Sehr aufschlussreich waren auch die handschriftlichen Chroniken und Protokollbücher des Bernburger Schachklubs. Sie befinden sich jetzt im Bestand des Schachmuseums Löberitz und werden dort zurzeit digitalisiert.
Hinzu kamen die handschriftlichen Chroniken zweier weiterer Verbandsmitglieder, die der Schachklubs aus Greppin und Holzweißig.

Eine weitere wesentliche Quelle sind die erst 2019 dem Museum von dem Ascherslebener Günter Thormann übergebenen zwei Protokollbücher des Harzer Schachbundes. Diese liegen inzwischen digitalisiert vor und sind somit für jeden Interessenten abrufbar.

Inzwischen erhielt das Schachmuseum Löberitz von dem Brandenburger Alfred Pieske den schachlichen Nachlass seines Vaters Walter Pieske aus Dessau. Ein wunderbarer Fundus alter Akten und Dokumente aus der Zeit zwischen 1884 und 1920. Ein Großteil davon wird in diesem Buch erstmalig veröffentlicht.

Weitere Informationen konnten im Heimatmuseum Zörbig, hier vor allem durch den Nachlass des Schachliteraten Reinhold Schmidt, sowie den Stadtarchiven in Halle, Magdeburg, Dessau und Schönebeck gesammelt werden. 2019 kam als weitere Institution noch das Landesarchiv von Sachsen-Anhalt, Abt. Dessau, hinzu. Alles zusammen auf 356 Seiten + 16 Seiten Titelei komprimiert und reich bebildert.

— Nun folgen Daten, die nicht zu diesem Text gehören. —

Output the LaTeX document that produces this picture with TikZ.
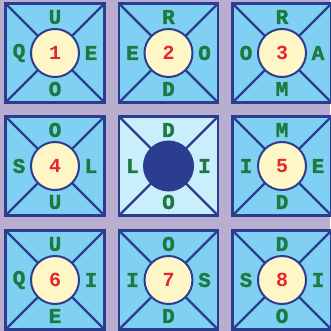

Es ist ein Weg durch die Geschichte. Beginnend in einer euphorischen Zeit nach der Reichsgründung 1871, geht es zeitlich weiter durch das Wilhelminische Kaiserreich, durch die Zeit des 1. Weltkrieges, durch die Weimarer Republik, die bedrückende Zeit der Diktatur des Nationalsozialismus bis hin zum 2. Weltkrieg.
Dessen Ende verursachte auch das Ende des Saale-Schachbundes. Im Anschluss und in einer sich vollziehenden politischen Neuordnung gab es weder Zeit noch Raum für eine Würdigung des Saale-Schachbundes.
Diese soll durch dieses Buch für den Vorgänger des zur jetzigen Zeit agierenden Landesschachverbandes von Sachsen-Anhalt erfolgen. Es ist ein Weg durch die Schachgeschichte Mitteldeutschlands im Allgemeinen und die des Landes Sachsen-Anhalt im Speziellen. Ein Gebiet, welches von der Saale, die dem Verband ihren Namen gab, durchflossen wird.